The heuristic fallback is PERMANENT. Don't remove it. It's your safety net if:
- The model file is missing (fresh deploy)
- LightGBM import fails (dependency issue)
- The model produces garbage (bad retrain)
Model path is configurable via RERANKER_MODEL_PATH env var. This lets you A/B test different models without code changes.
No model versioning yet. For v1, just replace the file. When you have v2, add version tracking.

Step 7: Update `requirements.txt`

Add to your requirements.txt:

lightgbm>=4.0,<5.0

And in your Dockerfile, ensure the model file is copied:

COPY production_model/reranker_v1.txt /app/production_model/reranker_v1.txt

Or download from this repo at startup:

# In app startup
from huggingface_hub import hf_hub_download

model_path = hf_hub_download(
    repo_id="siddhm11/researchit-reranker-phase6",
    filename="production_model/reranker_v1.txt",
)

Step 8: Integration Testing

Smoke Test

import lightgbm as lgb
import numpy as np

# Load model
model = lgb.Booster(model_file="production_model/reranker_v1.txt")
assert model.num_feature() == 37

# Predict on dummy input
dummy = np.zeros((5, 37), dtype=np.float32)
scores = model.predict(dummy)
assert scores.shape == (5,)
assert not np.any(np.isnan(scores))
print("✅ Smoke test passed")

End-to-End Test

# Verify the full pipeline: ANN → feature computation → LightGBM → ranked output
def test_e2e():
    # 1. Simulate a user with EWMA profiles
    user_state = {
        "lt_profile": np.random.randn(1024).astype(np.float32),
        "st_profile": np.random.randn(1024).astype(np.float32),
        "neg_profile": np.random.randn(1024).astype(np.float32),
        "cluster_importance": 0.8,
        "cluster_medoid": np.random.randn(1024).astype(np.float32),
        "suppressed_categories": {"cs.CR"},
        "onboarding_categories": {"cs.CL", "cs.LG"},
        "total_saves": 42,
        "total_dismissals": 10,
        "days_since_last_save": 0.5,
        "session_save_count": 3,
        "query_paper": None,
    }
    
    # 2. Simulate candidates from Qdrant
    candidates = [
        {"arxiv_id": f"2024.{i:05d}", "primary_topic": "cs.CL",
         "update_date": "2024-01-15", "citation_count": i*10,
         "influential_citations": i, "authors": ["Alice", "Bob"]}
        for i in range(50)
    ]
    qdrant_scores = [0.9 - i*0.01 for i in range(50)]
    candidate_embeddings = np.random.randn(50, 1024).astype(np.float32)
    
    # 3. Rerank
    ranked = rerank_candidates(user_state, candidates, qdrant_scores, candidate_embeddings)
    
    assert len(ranked) == 50
    # The order should differ from the ANN order (LightGBM reranks)
    original_ids = [c["arxiv_id"] for c in candidates]
    reranked_ids = [c["arxiv_id"] for c in ranked]
    assert original_ids != reranked_ids, "LightGBM should change the order"
    print("✅ E2E test passed")

Latency Test

import time

features = np.random.randn(100, 37).astype(np.float32)

# Warmup
for _ in range(100):
    model.predict(features)

# Benchmark
t0 = time.time()
for _ in range(1000):
    model.predict(features)
elapsed = (time.time() - t0) / 1000 * 1000  # ms per call

assert elapsed < 1.0, f"Too slow: {elapsed:.3f}ms (target: <1ms)"
print(f"✅ Latency: {elapsed:.3f}ms per 100 candidates")

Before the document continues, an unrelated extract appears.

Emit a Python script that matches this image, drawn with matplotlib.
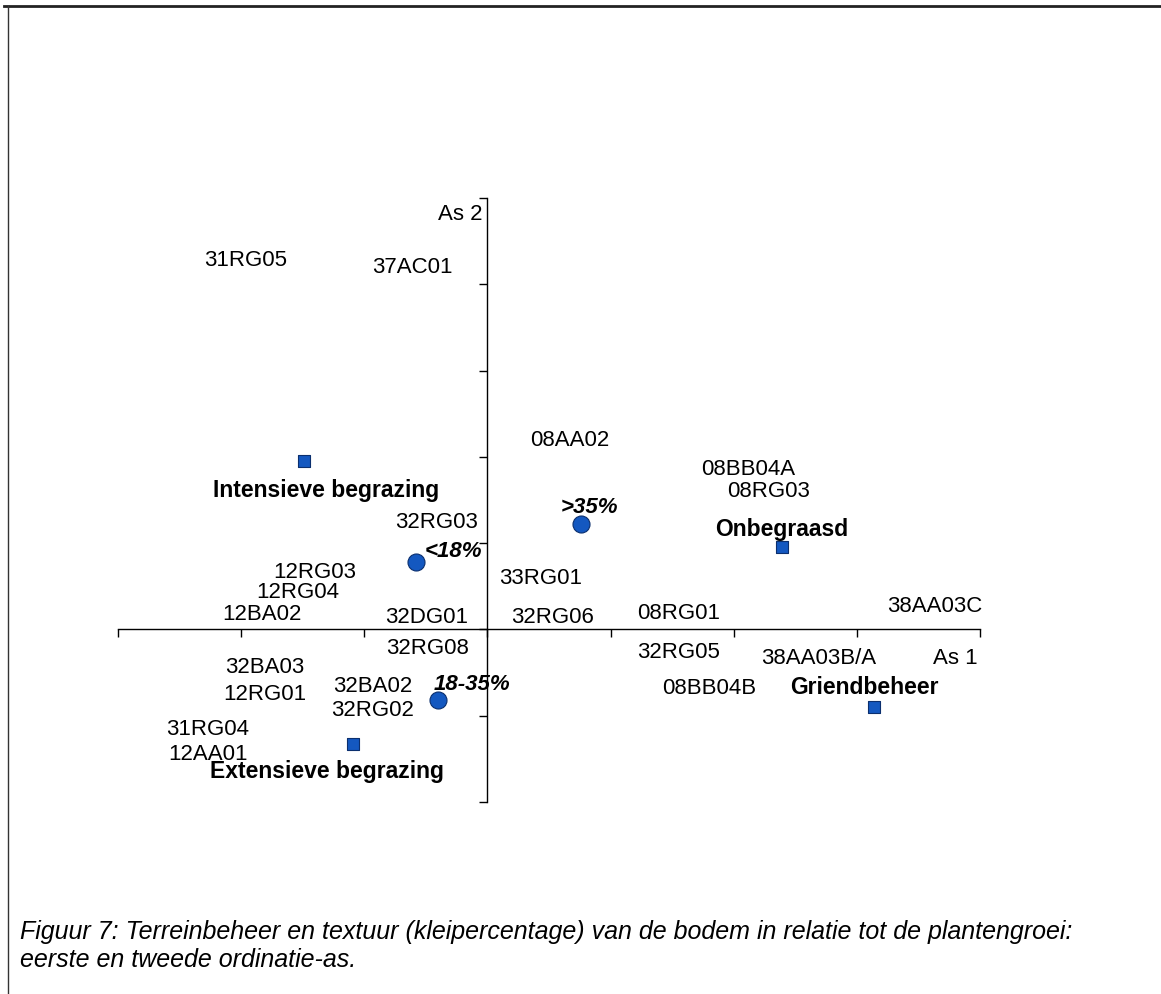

Notes for Future Retraining

When you have 500+ real user interactions:

Export interactions from Turso:

SELECT user_id, arxiv_id, action, created_at FROM interactions

Generate new training triples with real labels:
- action = 'save' → label 2
- action = 'click' → label 1
- action = 'dismiss' → label 0
The 37-feature schema is stable — features 20-30 will now be populated with real EWMA profiles, cluster data, and interaction counts.
Retrain with the same 03_train_lightgbm.py script on the new data.
The user behavior features (20-30) should gain significant importance in the new model.